Ao longo do tempo, o Navegar trabalhou com vários parceiros. A Fundação Amazonas Sustentável (FAS), por exemplo, encomendou uma série de dez episódios de média duração sobre a vida nas reservas Mamirauá, Catuá-Ipixuna, Uatumã e Uacari, no Amazonas. As imagens foram feitas a partir de oficinas de audiovisual com os moradores das reservas e o resultado foi lançado no site Pele Verde, no dia 11 de maio. Nesse caso, a proposta do projeto, de divulgar imagens da Amazônia feitas por amazônidas, sofreu uma interferência nada sutil do formato escolhido para o site, que inclui um diário de filmagens extemporâneo — as viagens foram feitas entre setembro e outubro do ano passado; o diário é de abril e maio. Nas imagens, os ribeirinhos caminham com naturalidade no ambiente exuberante da floresta. As cenas mostram trabalho duro e conhecimento do mundo, ribeirinhos conscientes da riqueza natural — da qual são protetores — e das necessidades de seus habitantes. Já os depoimentos da equipe no “diário” da viagem dizem “é perigoso andar por aqui”, “é um mundo isolado, este”.
Impressionante é a visibilidade proporcionada pela web: na primeira semana, o site Pele Verde registrou 400 mil visitantes, de 140 países diferentes, conta Márcia Neves Bodanzky, assessora técnica do Navegar. O site faz parte das iniciativas da FAS, uma parceria entre o Bradesco e o governo do Amazonas, responsável pela administração de 34 unidades de conservação do estado e pelo cadastramento do Bolsa Floresta, uma ação de apoio às comunidades nativas, para evitar o desmatamento. As viagens de 2008 geraram, também, 50 horas de material filmado que vão compor o próximo documentário de longa-metragem de Bodanzky, No meio do rio, entre as árvores, a ser lançado no segundo semestre, com uma visão mais aprofundada do que acontece, hoje, nas comunidades visitadas.
Em 1974, Bodanzky e Orlando Senna dirigiram Iracema: uma transa amazônica, um dos mais importantes filmes sobre a Amazônia, censurado no Brasil até 1980, enquanto era premiado no exterior. Na época, acompanharam a Transamazônica, que era ao mesmo tempo construída e abandonada, assim como os sonhos de “Brasil Grande” da ditadura militar, que se perdiam na destruição da floresta e na pobreza.

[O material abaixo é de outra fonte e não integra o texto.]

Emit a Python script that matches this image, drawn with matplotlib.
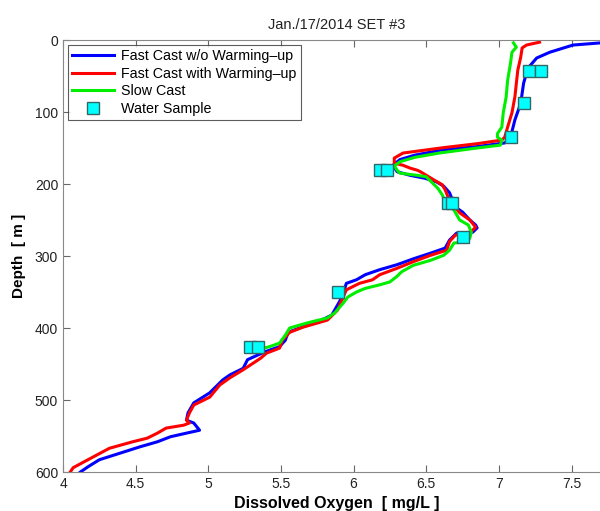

Qual a diferença entre aquela Amazônia e a de Pele Verde? “A Amazônia de Iracema, infelizmente, ainda existe. Avançamos na devastação, levada pela soja, pelo gado, pela grilagem de terras”, constata Bodanzky. “Mas avançamos também em outro sentido”, diz ele. A população local, naquela época mais isolada, sem qualquer possibilidade de comunicação, hoje é mais organizada e trabalha com questões sobre as quais nem se pensava há trinta anos. Foram reivindicações dessas comunidades, por exemplo, que resultaram na criação de várias unidades de conservação no Amazonas, conta ele.
“É surpreendente o nível de organização, articulação e informação dessas pessoas”, afirma Bodanzky. A TV Navegar pretende ser um dos canais de divulgação dessa informação. Ainda há carência de acesso em banda larga na maior parte da região, mas Bodanzky e Márcia acreditam que isso é uma questão de tempo. A própria tevê, acreditam eles, terá um papel importante nisso. “Conforme as pessoas começam a produzir e gerar conteúdo, se dão conta de que podem reivindicar também essa possibilidade”, afirmam. E conhecimento é a moeda mais cobiçada nas beiradas dos rios amazônicos. “Todo mundo nos fala, em todas as comunidades, bem ou mal estruturadas, que sua prioridade é a educação”, diz Bondanzky. Sabem que somente o conhecimento lhe dará armas para continuar a viver na Amazônia, em melhores condições de vida e sem devastação.